Bajirao Mastani review by Anupama Chopra: Soaring, searing, sumptuous
In Bajirao Mastani, Sanjay Leela Bhansali has dared greatly, and succeeded. The film is a celebration of magnificent obsession - Bajirao’s obsession with his beloved Mastani, and director Sanjay Leela Bhansali’s obsession with the 17th-century Peshwa and his doomed love story.movie reviews Updated: Dec 22, 2015 09:28 IST
Director: Sanjay Leela Bhansali
Actors: Ranveer Singh, Deepika Padukone, Priyanka Chopra
Bajirao Mastani is a celebration of magnificent obsession — Bajirao’s obsession with his beloved Mastani, and director Sanjay Leela Bhansali’s obsession with the 17th-century Peshwa and his doomed love story. Sanjay has nurtured and sculpted this film for 12 years. It is based on the book Rau by Marathi novelist NS Inamdar. But it begins with a disclaimer, which states that the film isn’t professing to be historically accurate.
Bajirao Mastani plays out a like an operatic, swooning, feverish love poem. It is also Sanjay’s homage to one of Indian cinema’s greatest love stories — Mughal-e-Azam. Once again, statesmanship gets in the way of grand passion. A proud, battle-scarred leader is felled by an uncontainable emotion. Bhansali instantly throws you into Bajirao’s story — even before the opening titles, he has been established as a superlative warrior and shrewd politician. Sanjay is Hindi cinema’s most opulent artist and each frame is designed for beauty.
The film feels overly ceremonious, purposefully epic and, in places, a little exhausting. But hang in there. Because slowly and skillfully, Bajirao Mastani transports you. The narrative negotiates between scale and intimacy. Sanjay’s triumph is that he makes us invest equally in all three — Bajirao, Mastani and Kashibai, the devoted wife who must come to terms with her husband’s infidelity. This is the all-too-familiar triangle made messy by marriage, religion and status. But in Sanjay’s hands, it is elevated to Krishna, Radha and Rukmini. Love, this film argues, is a higher calling. Love constitutes its own religion.

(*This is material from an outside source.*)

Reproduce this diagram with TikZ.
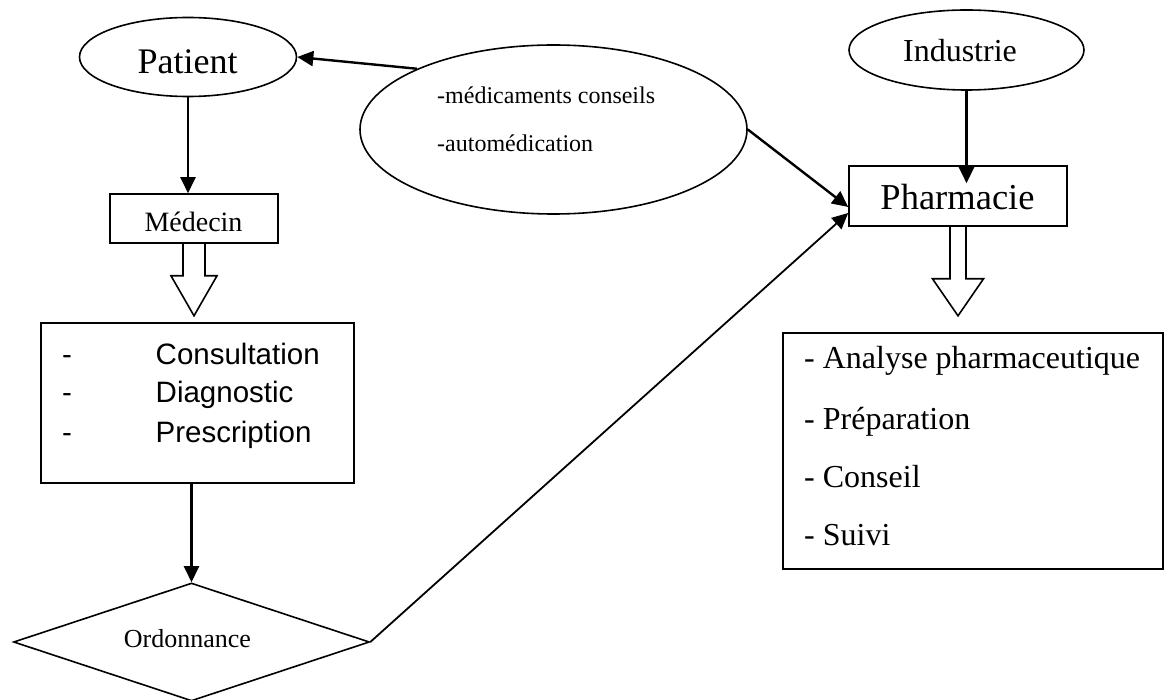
\documentclass[tikz,border=0pt]{standalone}
\usepackage{fontspec}
\setmainfont{Liberation Serif}
\newfontfamily\arialf{Liberation Sans}
\usetikzlibrary{shapes.geometric,arrows.meta,calc}
\begin{document}
\begin{tikzpicture}[x=1pt,y=-1pt,
  shp/.style={draw,line width=1.6pt,inner sep=0pt},
  arr/.style={line width=2.4pt,-{Triangle[length=16pt,width=15pt]}},
  thinarr/.style={line width=1.8pt,-{Triangle[length=16pt,width=15pt]}},
  blockarr/.style={draw,line width=1.6pt,line join=miter},
  txt/.style={inner sep=0pt,anchor=base},
  txtw/.style={inner sep=0pt,anchor=base west}]
\useasboundingbox (0,0) rectangle (1164,700);
\fill[white] (0,0) rectangle (1164,700);
% shapes
\node[shp,ellipse,minimum width=217pt,minimum height=79pt] (patient) at (188,57) {};
\node[txt,font=\fontsize{36}{40}\selectfont] (patientT) at (187.5,74) {Patient};
\node[shp,rectangle,minimum width=168pt,minimum height=49pt] (medecin) at (194,218.5) {};
\node[txt,font=\fontsize{28}{32}\selectfont] (medecinT) at (193.5,232) {Médecin};
\node[shp,rectangle,minimum width=313pt,minimum height=160pt] (consult) at (197.5,403) {};
\begin{scope}[font=\arialf\fontsize{29.5}{34}\selectfont]
\node[txtw] (d1) at (62,364) {-};
\node[txtw] (d2) at (62,402) {-};
\node[txtw] (d3) at (62,442) {-};
\node[txtw] (c1) at (155.5,364) {Consultation};
\node[txtw] (c2) at (155.5,402) {Diagnostic};
\node[txtw] (c3) at (155.5,442) {Prescription};
\end{scope}
\node[shp,diamond,minimum width=356pt,minimum height=118pt] (ordo) at (191.5,642) {};
\node[txt,font=\fontsize{26}{30}\selectfont] (ordoT) at (187.5,647) {Ordonnance};
\node[shp,ellipse,minimum width=387pt,minimum height=169pt] (big) at (553.5,129.5) {};
\node[txtw,font=\fontsize{24}{28}\selectfont] (bigT1) at (437,104) {-médicaments conseils};
\node[txtw,font=\fontsize{24}{28}\selectfont] (bigT2) at (437,152) {-automédication};
\node[shp,ellipse,minimum width=235pt,minimum height=80pt] (ind) at (966.5,50) {};
\node[txt,font=\fontsize{32}{36}\selectfont] (indT) at (960,62) {Industrie};
\node[shp,rectangle,minimum width=218pt,minimum height=60pt] (pharm) at (958,196) {};
\node[txt,font=\fontsize{36.5}{40}\selectfont] (pharmT) at (957.5,210) {Pharmacie};
\node[shp,rectangle,minimum width=380pt,minimum height=236pt] (res) at (973,451) {};
\begin{scope}[font=\fontsize{32}{36}\selectfont]
\node[txtw] (r1) at (804,369) {- Analyse pharmaceutique};
\node[txtw] (r2) at (804,429) {- Préparation};
\node[txtw] (r3) at (804,487) {- Conseil};
\node[txtw] (r4) at (804,545) {- Suivi};
\end{scope}
% block arrows
\draw[blockarr] ([xshift=-11pt]medecin.south) -- ++(0,32) -- ++(-12,0) -- ++(23,40) -- ++(23,-40) -- ++(-12,0) -- ++(0,-32);
\draw[blockarr] ([xshift=-8pt]pharm.south) -- ++(0,52) -- ++(-17.5,0) -- ++(25.5,37) -- ++(25.5,-37) -- ++(-17.5,0) -- ++(0,-52);
% connectors
\draw[arr] (patient.south) -- (patient.south |- medecin.north);
\draw[arr] (consult.south -| ordo.north) -- (ordo.north);
\draw[thinarr] (ordo.east) -- ($(pharm.west)+(0,17)$);
\draw[arr] (big.156) -- (patient.east);
\draw[arr] (big.east) -- ($(pharm.west)+(0,11)$);
\draw[arr] (ind.south) -- ($(ind.south |- pharm.north)+(0,18)$);
\end{tikzpicture}
\end{document}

Ranveer Singh isn’t instantly convincing, but he slowly makes you believe. It’s a complex role that combines towering strength with aching vulnerability and helplessness. He delivers his career’s best performance. Priyanka Chopra might have the fewest scenes of the three, but she creates maximum impact. And Deepika Padukone is riveting as the legendary beauty Mastani. Her face is so luminous that she seems lit from within. What doesn’t work as well is Tanvi Azmi as the fierce matriarch.
But you will easily get past this. Because in Bajirao Mastani, Bhansali has dared greatly, and succeeded.